Mesenchymal stem cell-derived extracellular vesicles ameliorate Alzheimer's disease-like phenotypes in a preclinical mouse model

• Published in: Theranostics Vol. 11; no. 17; pp. 8129 - 8142
• Main Authors: Cone, Allaura S, Yuan, Xuegang, Sun, Li, Duke, Leanne C, Vreones, Michael P, Carrier, Allison N, Kenyon, Stephanie M, Carver, Spencer R, Benthem, Sarah D, Stimmell, Alina C, Moseley, Shawn C, Hike, David, Grant, Samuel C, Wilber, Aaron A, Olcese, James M, Meckes, Jr, David G
• Format: Journal Article
• Language: English
• Published: Australia Ivyspring International Publisher Pty Ltd 01.01.2021; Ivyspring International Publisher
• Subjects: Alzheimer Disease - therapy; Alzheimer's disease; Amyloid beta-Peptides - metabolism; Animals; Apoptosis; Bone marrow; Brain - metabolism; Disease Models, Animal; Extracellular vesicles; Extracellular Vesicles - metabolism; Hippocampus - metabolism; Homeostasis; Hypotheses; Immunomodulation; Inflammation; Mesenchymal Stem Cell Transplantation; Mesenchymal Stem Cells - metabolism; Mice; Mice, Transgenic; Microscopy; Mutation; Plaque, Amyloid - metabolism; Polyethylene glycol; Proteins; Research Paper; Stem cells; extracellular vesicles; microvesicles; Alzheimer's disease; exosomes; mesenchymal stem cells
• ISSN: 1838-7640
• DOI: 10.7150/thno.62069

Alzheimer's disease (AD) is an irreversible neurodegenerative disorder that affects more than 44 million people worldwide. Despite the high disease burden, there is no effective treatment for people suffering from AD. Mesenchymal stem cells (MSCs) are multipotent stromal cells that have been widely studied due to their therapeutic potential. However, administration of cells has been found to have a multitude of limitations. Recently, extracellular vesicles (EVs) derived from MSCs have been studied as a therapeutic candidate, as they exhibit similar immunoprotective and immunomodulatory abilities as the host human MSCs. To test the potential therapeutic effects of MSC EVs, human bone-marrow derived MSCs were grown in three-dimensional (3D) cell culture, and small EVs were harvested using differential ultracentrifugation.
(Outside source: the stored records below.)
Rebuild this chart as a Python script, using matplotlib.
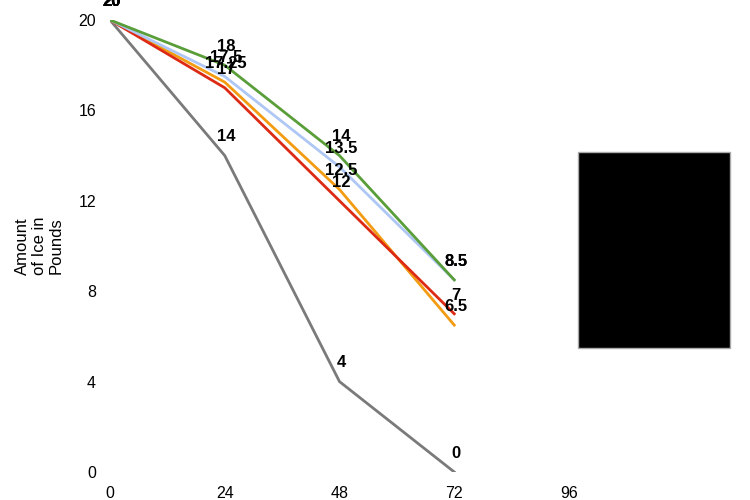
import matplotlib
matplotlib.use("Agg")
import matplotlib.pyplot as plt
from matplotlib.patches import Rectangle

plt.rcParams['font.family'] = ['Liberation Sans', 'DejaVu Sans']

hours = [0, 24, 48, 72]
x_ticks = [0, 24, 48, 72, 96]
y_ticks = [0, 4, 8, 12, 16, 20]

series_gray = [20, 14, 4, 0]
series_orange = [20, 17.25, 12.5, 6.5]
series_red = [20, 17, 12, 7]
series_blue = [20, 17.5, 13.5, 8.5]
series_green = [20, 18, 14, 8.5]

series = [
    (series_gray, '#7a7a7a'),
    (series_orange, '#f39c12'),
    (series_red, '#dc2a14'),
    (series_blue, '#aec7f5'),
    (series_green, '#5a9e3a'),
]

fig = plt.figure(figsize=(7.5, 5), dpi=100)
ax = fig.add_axes([110/750, 28/500, (569-110)/750, (472-20)/500])

for vals, col in series:
    ax.plot(hours, vals, color=col, lw=2, solid_joinstyle='miter')

for vals, col in series:
    for x, v in zip(hours, vals):
        ax.annotate(f"{v:g}", (x, v), xytext=(1, 8), textcoords='offset points',
                    ha='center', va='bottom', fontsize=12, fontweight='bold',
                    color='black', annotation_clip=False)

ax.set_xlim(0, 96)
ax.set_ylim(0, 20)
ax.set_xticks(x_ticks)
ax.set_yticks(y_ticks)
ax.tick_params(length=0, labelsize=11.5, pad=10)
ax.tick_params(axis='x', pad=10)
for s in ax.spines.values():
    s.set_visible(False)

fig.text(39/750, 1 - 246/500, "Amount\nof Ice in\nPounds", rotation=90,
         ha='center', va='center', fontsize=12, linespacing=1.15)

fig.patches.append(Rectangle((578/750, 1 - 348/500), 152/750, 196/500,
                             transform=fig.transFigure, facecolor='black',
                             edgecolor='#aaaaaa', lw=1))

fig.savefig("out.png", dpi=100)
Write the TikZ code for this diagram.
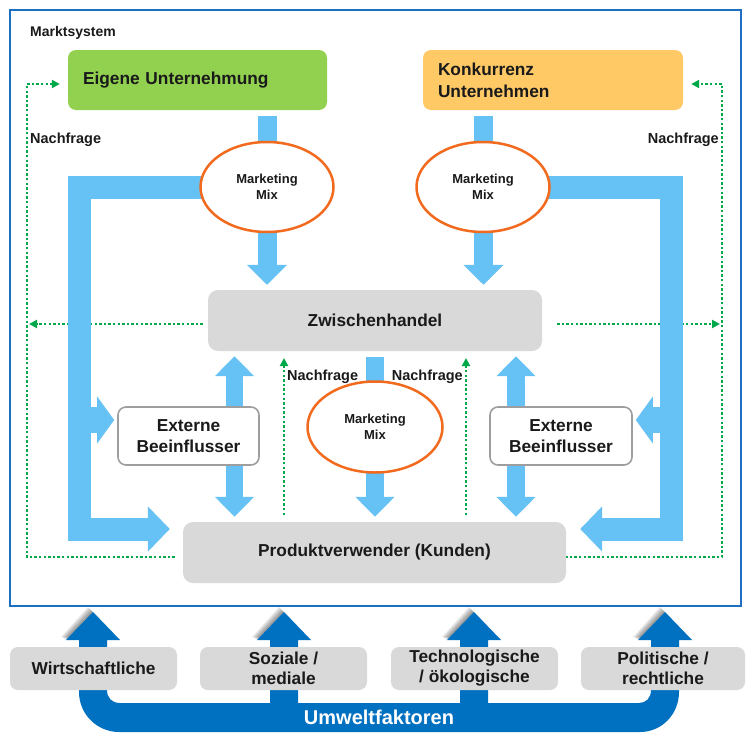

These small EVs were given to non-transgenic (NT) or 5XFAD (5 familial Alzheimer's disease mutations) mice intranasally (IN) every 4 days for 4 months. The mice were then required to perform a variety of behavioral assays to measure changes in learning and memory. Afterwards, immunohistochemistry was performed on brain slices to measure amyloid beta (Aβ) and glial fibrillary acidic protein (GFAP) levels. The data revealed that 5XFAD mice that received hMSC-EV treatment behaved significantly better in cognitive tests than saline treated 5XFAD mice, with no significant change between EV-treated 5XFAD mice and NT mice. Additionally, we found lower Aβ plaque load in the hippocampus of the EV-treated mice. Finally, less colocalization between GFAP and Aβ plaques was found in the brain of EV-treated mice compared to saline. Taken together, these data suggest that IN administration of MSC-derived EVs can slow down AD pathogenesis.